California Forward Executive Director Jim Mayer was among the panelists for the event’s leadership exchange in the morning session and applauded the partnership for collaborating to move the region forward.
Mark Keppler, executive director of the Maddy Institute, said regional collaborations “are critical” for areas such as the Valley “because our problems don’t stop at city or county lines…. If we’re ever going to attack the really major problems in our region – air quality, education, economic growth, jobs – we have to work together.”
Lorelei Oviatt, director of Kern County’s Planning and Community Development, reminded the audience that the Central Valley is one of the most productive agricultural regions in the world. “Water is the life blood of all industries, and it’s going to be the life blood of the future.”
She also said the region must find a balance between quality-of-life regulations and keeping businesses in the region. “That is one of the things that I know the eight counties are aligned on.”
Collaboration has led to success. A nearly $20 million federal grant was recently awarded to a consortium of eleven central San Joaquin Valley community colleges to train students for jobs in agriculture, manufacturing, health care and alternative energy.
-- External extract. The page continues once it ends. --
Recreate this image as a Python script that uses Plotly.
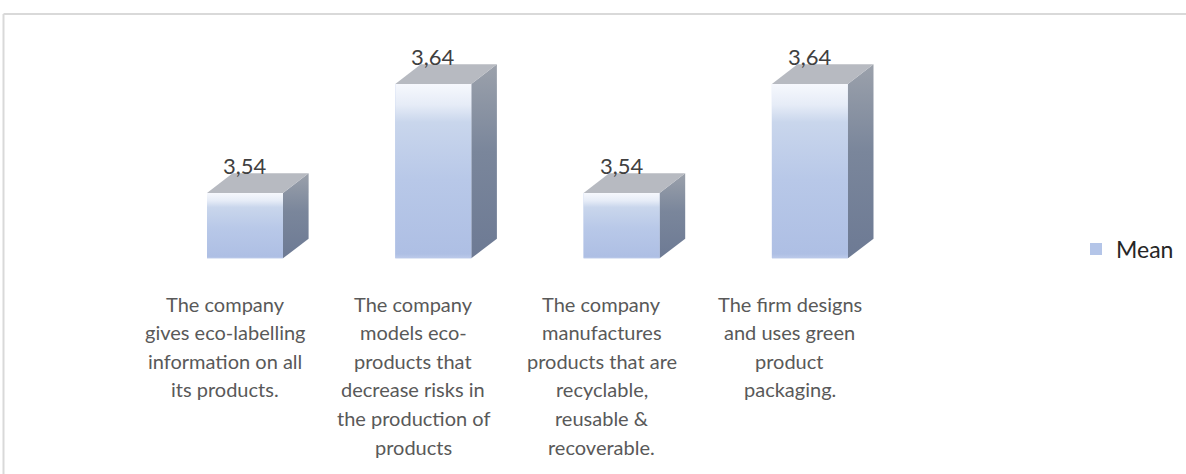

The partnership has also pushed to align workforce development with specific job needs in the private sector, as well as focus on entrepreneurship and the development of small businesses. And, it has been able to draw transportation funds, including $6 billion for high speed rail.
Luisa Medina, who serves on the partnership’s board of directors, said the partnership has played an important role in bringing people together to solve problems: “This is working.”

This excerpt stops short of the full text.